#### Problem to work on:
Everything from the line with "Give me the" through the line with "number of transactions" should be repeated exactly, both of those lines included, and nothing else.

Source records
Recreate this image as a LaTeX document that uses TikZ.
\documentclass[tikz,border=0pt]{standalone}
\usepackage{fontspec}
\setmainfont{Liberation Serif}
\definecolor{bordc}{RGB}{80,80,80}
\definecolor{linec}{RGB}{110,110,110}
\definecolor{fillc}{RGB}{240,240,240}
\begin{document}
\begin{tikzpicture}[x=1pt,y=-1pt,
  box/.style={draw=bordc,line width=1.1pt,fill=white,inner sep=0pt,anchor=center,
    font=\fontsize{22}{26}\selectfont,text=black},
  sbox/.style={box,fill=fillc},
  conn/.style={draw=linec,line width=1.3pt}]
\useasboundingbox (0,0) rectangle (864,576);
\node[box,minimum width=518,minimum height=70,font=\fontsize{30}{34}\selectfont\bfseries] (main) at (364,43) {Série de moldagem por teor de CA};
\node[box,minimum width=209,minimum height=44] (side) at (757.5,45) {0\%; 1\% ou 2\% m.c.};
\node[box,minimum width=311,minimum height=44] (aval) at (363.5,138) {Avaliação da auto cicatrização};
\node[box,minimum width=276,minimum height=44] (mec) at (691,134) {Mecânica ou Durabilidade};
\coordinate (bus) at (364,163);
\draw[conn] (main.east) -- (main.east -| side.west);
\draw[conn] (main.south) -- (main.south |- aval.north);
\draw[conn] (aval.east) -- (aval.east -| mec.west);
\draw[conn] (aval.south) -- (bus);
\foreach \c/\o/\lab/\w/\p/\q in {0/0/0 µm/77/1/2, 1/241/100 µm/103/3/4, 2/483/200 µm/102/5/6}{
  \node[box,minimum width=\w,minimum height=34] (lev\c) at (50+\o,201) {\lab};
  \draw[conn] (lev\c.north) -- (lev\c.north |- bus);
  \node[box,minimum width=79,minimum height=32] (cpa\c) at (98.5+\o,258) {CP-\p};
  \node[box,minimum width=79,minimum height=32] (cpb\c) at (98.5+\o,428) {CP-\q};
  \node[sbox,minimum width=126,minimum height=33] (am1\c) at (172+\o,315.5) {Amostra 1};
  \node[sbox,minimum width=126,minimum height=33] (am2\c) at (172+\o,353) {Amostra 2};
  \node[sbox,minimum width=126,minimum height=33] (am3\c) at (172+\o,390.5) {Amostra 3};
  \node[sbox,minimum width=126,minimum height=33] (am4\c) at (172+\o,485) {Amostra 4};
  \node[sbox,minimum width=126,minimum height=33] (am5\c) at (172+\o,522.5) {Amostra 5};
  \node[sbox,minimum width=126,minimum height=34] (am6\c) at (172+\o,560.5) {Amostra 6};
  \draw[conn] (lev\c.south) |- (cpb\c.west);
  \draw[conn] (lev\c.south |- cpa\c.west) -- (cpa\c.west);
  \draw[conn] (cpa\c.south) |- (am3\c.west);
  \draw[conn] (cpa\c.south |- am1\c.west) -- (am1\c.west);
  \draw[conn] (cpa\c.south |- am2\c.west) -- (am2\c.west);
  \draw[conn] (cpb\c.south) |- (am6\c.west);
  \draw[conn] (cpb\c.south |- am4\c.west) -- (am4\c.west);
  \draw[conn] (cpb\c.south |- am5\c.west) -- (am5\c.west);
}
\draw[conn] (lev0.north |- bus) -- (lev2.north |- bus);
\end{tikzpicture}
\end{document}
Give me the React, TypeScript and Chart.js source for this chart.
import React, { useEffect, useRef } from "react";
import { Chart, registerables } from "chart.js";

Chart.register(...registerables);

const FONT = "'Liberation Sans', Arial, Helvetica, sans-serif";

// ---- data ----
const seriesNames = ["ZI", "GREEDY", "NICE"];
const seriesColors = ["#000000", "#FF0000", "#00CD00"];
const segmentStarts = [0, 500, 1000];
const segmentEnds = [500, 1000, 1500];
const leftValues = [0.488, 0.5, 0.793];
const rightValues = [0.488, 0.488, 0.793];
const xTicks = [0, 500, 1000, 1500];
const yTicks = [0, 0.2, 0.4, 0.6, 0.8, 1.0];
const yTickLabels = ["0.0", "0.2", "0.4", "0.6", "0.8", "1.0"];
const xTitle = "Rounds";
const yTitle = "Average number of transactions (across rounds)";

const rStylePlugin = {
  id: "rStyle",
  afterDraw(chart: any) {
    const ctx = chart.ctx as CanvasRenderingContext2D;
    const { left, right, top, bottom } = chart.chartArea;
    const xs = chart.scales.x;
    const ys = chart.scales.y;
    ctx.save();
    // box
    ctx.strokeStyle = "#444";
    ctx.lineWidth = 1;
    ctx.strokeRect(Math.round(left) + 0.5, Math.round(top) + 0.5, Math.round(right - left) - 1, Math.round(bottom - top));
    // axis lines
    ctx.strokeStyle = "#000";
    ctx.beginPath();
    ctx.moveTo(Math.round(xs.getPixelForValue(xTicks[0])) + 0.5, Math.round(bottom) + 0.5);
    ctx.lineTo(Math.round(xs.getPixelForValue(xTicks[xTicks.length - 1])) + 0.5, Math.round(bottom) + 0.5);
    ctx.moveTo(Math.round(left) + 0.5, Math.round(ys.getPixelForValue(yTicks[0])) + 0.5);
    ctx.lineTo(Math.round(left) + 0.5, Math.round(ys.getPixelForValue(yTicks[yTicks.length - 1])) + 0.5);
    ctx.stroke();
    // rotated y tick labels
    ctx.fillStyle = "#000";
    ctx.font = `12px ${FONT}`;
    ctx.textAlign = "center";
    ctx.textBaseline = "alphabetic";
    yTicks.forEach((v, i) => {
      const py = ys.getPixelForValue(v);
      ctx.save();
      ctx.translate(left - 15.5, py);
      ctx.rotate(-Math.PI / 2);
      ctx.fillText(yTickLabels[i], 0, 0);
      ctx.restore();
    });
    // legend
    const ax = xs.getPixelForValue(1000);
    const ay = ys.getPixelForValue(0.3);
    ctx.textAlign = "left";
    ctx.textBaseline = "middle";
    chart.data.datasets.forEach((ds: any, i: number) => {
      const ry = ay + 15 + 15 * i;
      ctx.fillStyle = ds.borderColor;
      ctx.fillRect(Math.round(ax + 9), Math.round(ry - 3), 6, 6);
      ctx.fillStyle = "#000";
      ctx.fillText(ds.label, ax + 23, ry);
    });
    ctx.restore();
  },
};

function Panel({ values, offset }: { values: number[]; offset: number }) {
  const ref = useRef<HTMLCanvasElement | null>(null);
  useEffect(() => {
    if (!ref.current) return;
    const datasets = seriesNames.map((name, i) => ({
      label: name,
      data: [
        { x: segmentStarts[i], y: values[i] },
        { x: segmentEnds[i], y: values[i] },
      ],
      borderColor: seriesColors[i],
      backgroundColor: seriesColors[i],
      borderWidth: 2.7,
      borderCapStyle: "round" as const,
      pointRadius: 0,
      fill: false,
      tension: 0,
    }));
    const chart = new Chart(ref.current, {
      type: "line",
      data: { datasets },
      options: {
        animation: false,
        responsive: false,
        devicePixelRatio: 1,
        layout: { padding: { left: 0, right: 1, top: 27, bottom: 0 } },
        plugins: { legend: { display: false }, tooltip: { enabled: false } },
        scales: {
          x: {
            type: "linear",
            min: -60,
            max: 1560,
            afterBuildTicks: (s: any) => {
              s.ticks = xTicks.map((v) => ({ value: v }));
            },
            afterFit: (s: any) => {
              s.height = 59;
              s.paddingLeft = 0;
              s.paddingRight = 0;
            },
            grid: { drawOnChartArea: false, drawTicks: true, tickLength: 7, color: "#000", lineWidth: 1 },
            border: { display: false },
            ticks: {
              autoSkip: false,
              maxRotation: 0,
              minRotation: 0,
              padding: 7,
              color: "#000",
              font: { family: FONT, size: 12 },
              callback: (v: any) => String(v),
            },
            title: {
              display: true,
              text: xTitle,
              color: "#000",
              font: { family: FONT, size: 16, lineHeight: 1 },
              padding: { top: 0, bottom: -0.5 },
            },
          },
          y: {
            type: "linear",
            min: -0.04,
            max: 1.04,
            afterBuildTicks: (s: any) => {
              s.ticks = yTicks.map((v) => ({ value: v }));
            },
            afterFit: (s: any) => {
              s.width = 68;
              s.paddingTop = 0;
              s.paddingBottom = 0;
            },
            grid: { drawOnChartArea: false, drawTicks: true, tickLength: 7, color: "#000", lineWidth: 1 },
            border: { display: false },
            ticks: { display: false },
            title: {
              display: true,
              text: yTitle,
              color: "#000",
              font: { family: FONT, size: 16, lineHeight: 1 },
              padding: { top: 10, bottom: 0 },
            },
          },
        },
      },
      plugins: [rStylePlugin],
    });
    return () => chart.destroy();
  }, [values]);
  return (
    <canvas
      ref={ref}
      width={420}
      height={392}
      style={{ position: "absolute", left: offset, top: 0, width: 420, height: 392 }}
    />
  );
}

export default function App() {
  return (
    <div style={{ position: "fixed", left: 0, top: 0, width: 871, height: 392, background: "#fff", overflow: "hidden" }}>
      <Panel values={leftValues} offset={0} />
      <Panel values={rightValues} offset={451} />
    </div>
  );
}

#### Worked answer:
Give me the React, TypeScript and Chart.js source for this chart.
import React, { useEffect, useRef } from "react";
import { Chart, registerables } from "chart.js";

Chart.register(...registerables);

const FONT = "'Liberation Sans', Arial, Helvetica, sans-serif";

// ---- data ----
const seriesNames = ["ZI", "GREEDY", "NICE"];
const seriesColors = ["#000000", "#FF0000", "#00CD00"];
const segmentStarts = [0, 500, 1000];
const segmentEnds = [500, 1000, 1500];
const leftValues = [0.488, 0.5, 0.793];
const rightValues = [0.488, 0.488, 0.793];
const xTicks = [0, 500, 1000, 1500];
const yTicks = [0, 0.2, 0.4, 0.6, 0.8, 1.0];
const yTickLabels = ["0.0", "0.2", "0.4", "0.6", "0.8", "1.0"];
const xTitle = "Rounds";
const yTitle = "Average number of transactions (across rounds)";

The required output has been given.